Your character Lou has gone through an immense amount of stuff. Are things going to turn around for him this season?
I’ll tell you to be honest, I don’t really know if they anything else in store for him. We have four more episodes to shoot and I don’t know if they are going to throw anything that I don’t know about. Sometimes you do sometimes you don’t.

But this is really a season for Lou to clean the shelves and get some kind of equilibrium back into his life. Last year, just the arc that was there for Lou was just so amazing, so strong and fun to play. He just really doesn’t have that arc this season. I still have great stuff to do, but there is more of the fallout from all the drama he had last year. He is still with the nun at the beginning of the season and everyone is in kind of a good place when the season starts and that is of course so we can only tip the boat and get them into different places.

Lou is such a great character to play. I think people like him because he is just kind of vulnerable, he is slow and steady and he knows how to fix things. People really dig him and it makes me really happy. People come up to me in the middle of nowhere and say, “Hey great show” and “You are that guy, right?” I think it comes from a genuine desire to express their feelings that they always say to me that it is one of their favorite shows on TV.
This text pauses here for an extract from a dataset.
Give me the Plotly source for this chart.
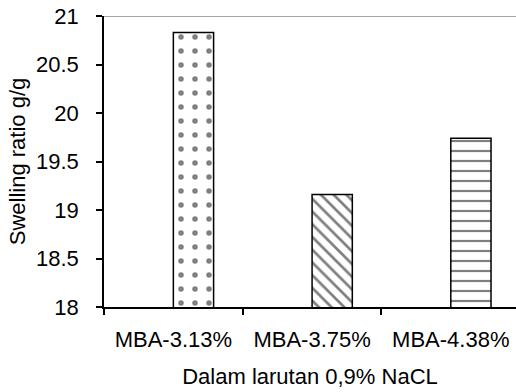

Is there any chance of Milena Govich coming back?
Christ, I wish! [laughs] You know she is the star of Law & Order now so she is very very busy. I would say very very very slim, but you never know. She and I had such a great time. She is so sweet, she is so incredibly beautiful and sexy and married.
We spent a lot of time together, obviously playing Candy the hooker that I get involved with. She was just so young in the business and was just becoming incredibly hot very very quickly. But she is such a pro and she is so good and I would love nothing more to have her back, believe me. I just don’t know. Keep my fingers crossed.

And now the question I think everybody wants to know – do you actually do yoga?
I do not do yoga.

So we are not going to see Lou try Pilates this year?
No we would not. [laughs] That scene and sequence people still talk about. I personally have a motion sickness problem. I get really bad motion sickness to the point where I really can’t get on a boat anymore and I have to be careful in cars and airplanes. It is just the way that I am built - the equilibrium kind of a balancing.

After we were shooting that yoga scene we had to shut down production. I don’t think it has ever been done before. Because I got complete motion sickness during that scene. I kept springing up from that position. You keep doing it, rehearsing it and it was just the jumping up from that position when you are all coiled up like a spring. It was a painful painful day to create those moments of comic gold.